"Every college student needs a Bundt pan," my mother said sarcastically as she watched me pack. She should have known I would take this as a challenge.
And I did. When I arrived at school, I immediately began fretting over what recipe I should use to christen my new pan. Coffee cake, maybe? Gingerbread? Too pedestrian.
I wanted something with style, something with oomph. I wanted a prince among pastries, a cake that would make Marcella Hazan rip up her numerous cookbooks and cry out in despair.
Unfortunately, the hunt for this elusive perfect cake continues, but the one I chose to make in the first week of school was delicious. This week's recipe is a chocolate cake from my childhood, adapted almost entirely from a great book by Amanda Hesser, a former New York Times food critic. Hesser calls it the "dump-it cake."
My mom used to make this cake on my birthday and sometimes just for fun. It's incredibly easy, and has a surprisingly light consistency.
Don't be turned off by the icing: sour cream might sound like an odd base for a frosting, but so does cream cheese, and everybody knows that goes with carrot cake. I hope you all enjoy what I've found to be a consistently satisfying treat.
Ingredients:
2 cups sugar
4 ounces unsweetened chocolate
1/4 pound unsalted butter (1 stick), plus more for greasing the pan
1 cup water
2 cups all-purpose flour, plus more for dusting the pan
2 teaspoons baking soda
1 teaspoon baking powder
1 healthy teaspoon kosher salt
1 cup milk
1 teaspoon cider vinegar
2 eggs
1 teaspoon vanilla extract
11/2 cups Nestle semi-sweet chocolate chips
11/2 cups sour cream, at room temperature
Step One:
Preheat the oven to 375 degrees. Next, dump the sugar, unsweetened chocolate, butter, and water into a saucepan over medium heat. Stir occasionally until all the ingredients have melted. Then remove the pan from the heat and let cool.
Step Two:
In a mixing bowl, mix the flour, baking soda, baking powder, and salt. In another bowl, stir the milk and vinegar together.
Step Three:
Whisk the milk mixture and eggs into the (now cool) chocolate mixture. Then mix in the dry ingredients in four parts. Be sure not to over-mix, or your cake will come out very dense. When this is done, mix in the vanilla. Grease your bundt pan with butter, then sprinkle it with a little flour.
Step Four:
Pour the batter into the greased pan and slide it onto the middle rack of your oven. Cook until a toothpick poked into the cake's center comes out clean, just about 30 minutes.

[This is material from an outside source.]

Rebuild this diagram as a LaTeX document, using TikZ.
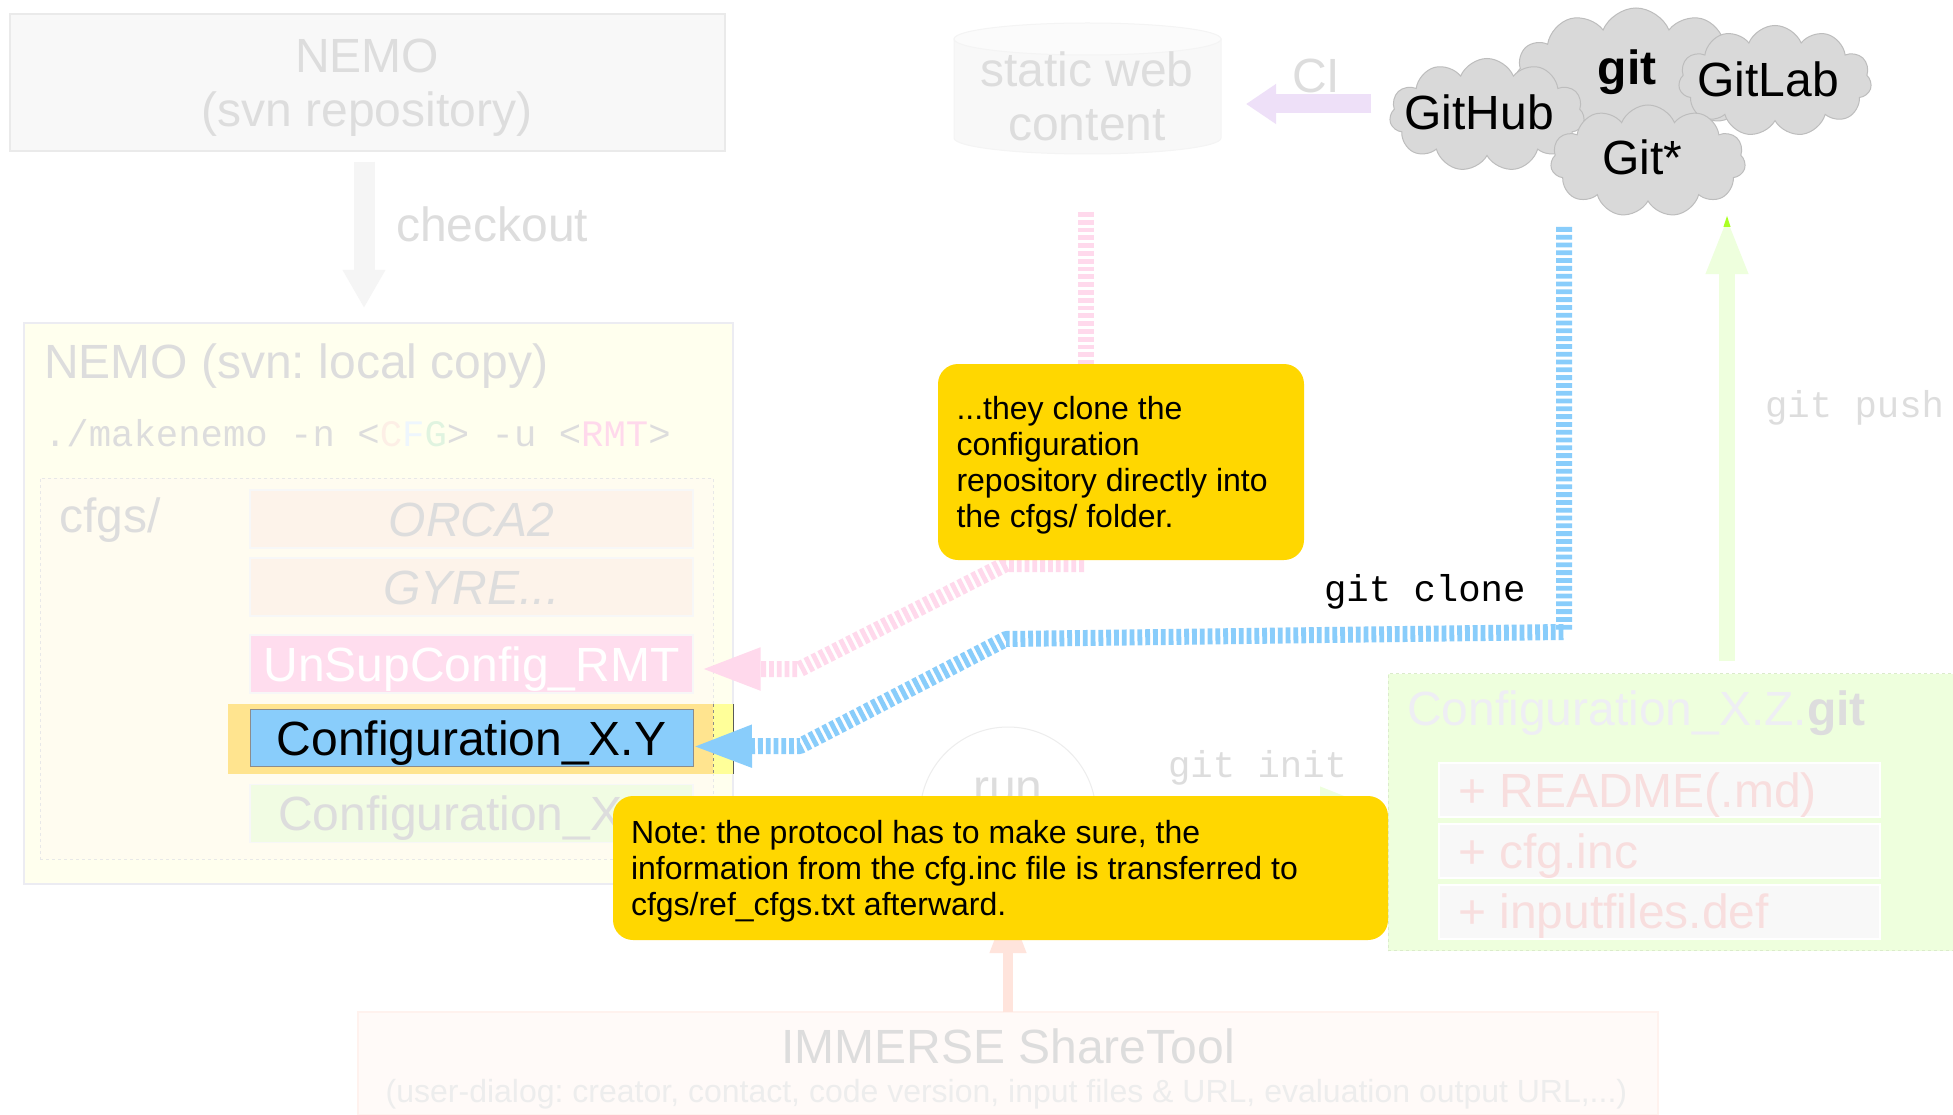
\documentclass[tikz,border=0pt]{standalone}
\usepackage{fontspec}
\setmainfont{Liberation Sans}
\setmonofont{Liberation Mono}
\usetikzlibrary{shapes.symbols,shapes.geometric,arrows.meta}
\newcommand\fL{\fontsize{48}{54}\selectfont}
\newcommand\fM{\fontsize{37.3}{42}\ttfamily\selectfont}
\newcommand\fN{\fontsize{32}{36}\selectfont}
\definecolor{paletxt}{HTML}{DDDDDD}
\definecolor{gold}{HTML}{FFD700}
\definecolor{pinkc}{HTML}{FFD9EC}
\definecolor{bluec}{HTML}{89CDFB}
\definecolor{greenc}{HTML}{EEFFDD}
\definecolor{cfgsfill}{HTML}{FFFCF0}
\definecolor{orcafill}{HTML}{FDF3EA}
\definecolor{unsupfill}{HTML}{FFDDEE}
\definecolor{hlA}{HTML}{FFE48F}
\definecolor{hlB}{HTML}{FFFF99}
\definecolor{xzfill}{HTML}{F1FCE3}
\definecolor{ciarrow}{HTML}{EEE0F8}
\definecolor{repotxt}{HTML}{EEEEF4}
\definecolor{filetxt}{HTML}{F8DEDE}
\definecolor{tipgreen}{HTML}{AAFF22}
\definecolor{immfill}{HTML}{FFFAF8}
\definecolor{immdraw}{HTML}{FFF2EE}
\definecolor{immarrow}{HTML}{FFE4DC}
\definecolor{lC}{HTML}{FDEFE6}
\definecolor{lF}{HTML}{EEF6FD}
\definecolor{lG}{HTML}{E0F4E0}
\definecolor{localfill}{HTML}{FFFFEE}
\definecolor{localdraw}{HTML}{ECECF2}
\definecolor{softbox}{HTML}{F8F8F8}
\definecolor{softline}{HTML}{EAEAEA}
\definecolor{softtop}{HTML}{FBFBFB}
\definecolor{softedge}{HTML}{F4F4F4}
\tikzset{
 x=1pt,y=-1pt,
 boxn/.style={rectangle,inner sep=0pt,outer sep=0pt,anchor=north west},
 lbl/.style={inner sep=0pt,outer sep=0pt,anchor=base,font=\fL,text=paletxt},
 lbll/.style={lbl,anchor=base west},
 mono/.style={lbll,font=\fM},
 subcfg/.style={boxn,minimum width=443pt,minimum height=58pt,line width=1.5pt},
 subfile/.style={boxn,minimum width=441pt,minimum height=54pt,fill=softbox,draw=white,line width=1.5pt},
 cloudn/.style={cloud,cloud puffs=11,cloud puff arc=135,cloud ignores aspect,inner sep=0pt,outer sep=0pt,fill=black!15,draw=black!26,line width=1pt},
 dashline/.style={line width=16pt,dash pattern=on 4.8pt off 3pt,line join=round},
 note/.style={rectangle,rounded corners=20pt,fill=gold,inner sep=0pt,outer sep=0pt},
 notetext/.style={inner sep=0pt,outer sep=0pt,anchor=west,align=left,font=\fN,text=black},
}
\begin{document}
\frenchspacing
\begin{tikzpicture}
\path[use as bounding box] (0,0) rectangle (1953,1115);
\fill[white] (0,0) rectangle (1953,1115);
% NEMO svn
\node[boxn,minimum width=715pt,minimum height=137pt,fill=softbox,draw=softline,line width=2pt] (nemosvn) at (10,14) {};
\node[lbl] (t1) at (367,73) {NEMO};
\node[lbl] (t2) at (367,127) {(svn repository)};
\coordinate (ckA) at (364,162);
\coordinate (ckB) at (364,308);
\draw[line width=21pt,draw=black!4,-{Triangle[length=38pt,width=40pt]}] (ckA) -- (ckB);
\node[lbll] (ck) at (396,242) {checkout};
% local copy
\node[boxn,minimum width=709pt,minimum height=561pt,fill=localfill,draw=localdraw,line width=2.5pt] (local) at (24,323) {};
\node[lbll] (t3) at (44,378) {NEMO (svn: local copy)};
\node[mono] (mk) at (44,446) {./makenemo -n <\textcolor{lC}{C}\textcolor{lF}{F}\textcolor{lG}{G}> -u <\textcolor{pinkc}{RMT}>};
\node[boxn,minimum width=673pt,minimum height=381pt,fill=cfgsfill,draw=black!9,dashed,line width=1pt] (cfgs) at (40,478) {};
\node[lbll] (t4) at (59,532) {cfgs/};
\node[subcfg,fill=orcafill,draw=black!3] (orca) at (250,490) {};
\node[lbl,font=\fL\itshape] (t5) at (471.5,536) {ORCA2};
\node[subcfg,fill=orcafill,draw=black!3] (gyre) at (250,558) {};
\node[lbl,font=\fL\itshape] (t6) at (471.5,604) {GYRE...};
\node[subcfg,fill=unsupfill,draw=black!3] (unsup) at (250,635) {};
\node[lbl,text=white] (t7) at (471.5,681.5) {UnSupConfig\_RMT};
\fill[fill=hlA] (228,704) rectangle (713,774);
\fill[fill=hlB] (713,704) rectangle (734,774);
\draw[black!45,dashed,line width=1pt] (713,704) -- (713,774);
\draw[black!65,line width=1.5pt] (733.5,704) -- (733.5,774);
\node[subcfg,fill=bluec,draw=black!45,line width=1pt,minimum height=57.5pt] (cfgxy) at (250,709) {};
\node[lbl,text=black] (t8) at (471.5,755) {Configuration\_X.Y};
\node[subcfg,fill=xzfill,draw=black!3] (cfgxz) at (250,784.5) {};
\node[lbl] (t9) at (471.5,830) {Configuration\_X.Z};
% cylinder
\path[fill=softbox,draw=softedge,line width=1pt] (954,39) -- (954,138) arc[start angle=180,end angle=360,x radius=133.5pt,y radius=16pt] -- (1221,39) -- cycle;
\path[fill=softtop,draw=softedge,line width=1pt] (1087.5,39) ellipse[x radius=133.5pt,y radius=16pt];
\node[lbl] (t10) at (1087,87) {static web};
\node[lbl] (t11) at (1087,141) {content};
% CI arrow
\coordinate (ciA) at (1371,104);
\coordinate (ciB) at (1246,104);
\node[lbll] (ci) at (1292,93) {CI};
\draw[line width=19pt,draw=ciarrow,-{Triangle[length=30pt,width=38pt]}] (ciA) -- (ciB);
% clouds
\node[cloudn,minimum width=242pt,minimum height=134pt] (cgit) at (1636,75) {};
\node[lbl,text=black,font=\fL\bfseries] (t12) at (1627,85) {git};
\node[cloudn,minimum width=193pt,minimum height=111pt] (clab) at (1775,81) {};
\node[lbl,text=black] (t13) at (1768,97) {GitLab};
\node[cloudn,minimum width=195pt,minimum height=113pt] (chub) at (1487,115) {};
\node[lbl,text=black] (t14) at (1479,130) {GitHub};
\node[cloudn,minimum width=195pt,minimum height=112pt] (cstar) at (1648,161) {};
\node[lbl,text=black] (t15) at (1642,175) {Git*};
% green box
\node[boxn,minimum width=566pt,minimum height=277pt,fill=greenc,draw=black!8!greenc,dashed,line width=1pt] (repo) at (1388,673.5) {};
\node[lbll,text=repotxt] (t16) at (1407,725) {Configuration\_X.Z.\textcolor{paletxt}{\bfseries git}};
\node[subfile] (f1) at (1439,763) {};
\node[subfile] (f2) at (1439,824) {};
\node[subfile] (f3) at (1439,885) {};
\node[lbll,text=filetxt] (t17) at (1458,807) {+ README(.md)};
\node[lbll,text=filetxt] (t18) at (1458,868) {+ cfg.inc};
\node[lbll,text=filetxt] (t19) at (1458,928) {+ inputfiles.def};
% green push arrow
\coordinate (puA) at (1727,661);
\coordinate (puB) at (1727,216);
\draw[line width=16pt,draw=greenc,-{Triangle[length=58pt,width=38pt]}] (puA) -- (puB);
\fill[fill=tipgreen] (1727,216) -- (1730.6,227) -- (1723.4,227) -- cycle;
\node[mono] (gp) at (1765,417) {git push};
% run circle
\node[circle,minimum size=176pt,inner sep=0pt,outer sep=0pt,fill=white,draw=black!7,line width=1pt] (run) at (1008,815) {};
\node[lbl] (t20) at (1008,803) {run};
\coordinate (inA) at (1096,808);
\coordinate (inB) at (1378,808);
\draw[line width=16pt,draw=greenc,-{Triangle[length=58pt,width=38pt]}] (inA) -- (inB);
\node[mono] (gi) at (1168,777) {git init};
% immerse
\node[boxn,minimum width=1300pt,minimum height=103pt,fill=immfill,draw=immdraw,line width=1.5pt] (imm) at (358,1012) {};
\draw[line width=10pt,draw=immarrow,-{Triangle[length=50pt,width=34pt]}] (imm.north) -- (run.south);
\node[lbl] (t21) at (1008,1063) {IMMERSE ShareTool};
\node[lbl,font=\fontsize{32}{38}\selectfont,text=black!7] (t22) at (1006.5,1102) {(user-dialog: creator, contact, code version, input files \& URL, evaluation output URL,...)};
% pink connector
\coordinate (pA) at (1086,212);
\coordinate (pF) at (1086,370);
\coordinate (pB) at (1084,564);
\coordinate (pC) at (1006,564);
\coordinate (pD) at (800,669);
\coordinate (pE) at (699.5,669);
\draw[dashline,draw=pinkc] (pA) -- (pF);
\draw[dashline,draw=pinkc,-{Triangle[length=61pt,width=38pt]}] (pB) -- (pC) -- (pD) -- (pE);
% blue connector
\coordinate (bA) at (1564,227);
\coordinate (bB) at (1564,632);
\coordinate (bC) at (1006,639);
\coordinate (bD) at (800,746);
\coordinate (bE) at (691,746.5);
\draw[dashline,draw=bluec,-{Triangle[length=61pt,width=38pt]}] (bA) -- (bB) -- (bC) -- (bD) -- (bE);
\node[mono,text=black] (gc) at (1324,601) {git clone};
% notes
\node[note,minimum width=366pt,minimum height=196pt] (n1) at (1121,462) {};
\node[notetext] (n1t) at (956.5,465.5) {...they clone the\\configuration\\repository directly into\\the cfgs/ folder.};
\node[note,minimum width=775pt,minimum height=144pt] (n2) at (1000.5,868) {};
\node[notetext] (n2t) at (631,871) {Note: the protocol has to make sure, the\\information from the cfg.inc file is transferred to\\cfgs/ref\_cfgs.txt afterward.};
\end{tikzpicture}
\end{document}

Let the cake cool for 10 minutes, then remove from the pan and cool on a rack. To remove from the pan, place a plate over the pan, invert, and then bang on the pan until the cake falls out. If you greased the pan well enough, this should be easy. Now let the cake cool completely.
Step Five:
Melt the chocolate chips in another saucepan, then let the chocolate cool until they have reached room temperature. This step is very important, because if the chocolate and sour cream are not the same temperature, the icing will turn out very lumpy.
Stir in the sour cream, 1/4 cup at a time, until the mixture is smooth. Then ice the cake with a spatula or knife, or some combination of thee two. Serve in generous portions and enjoy!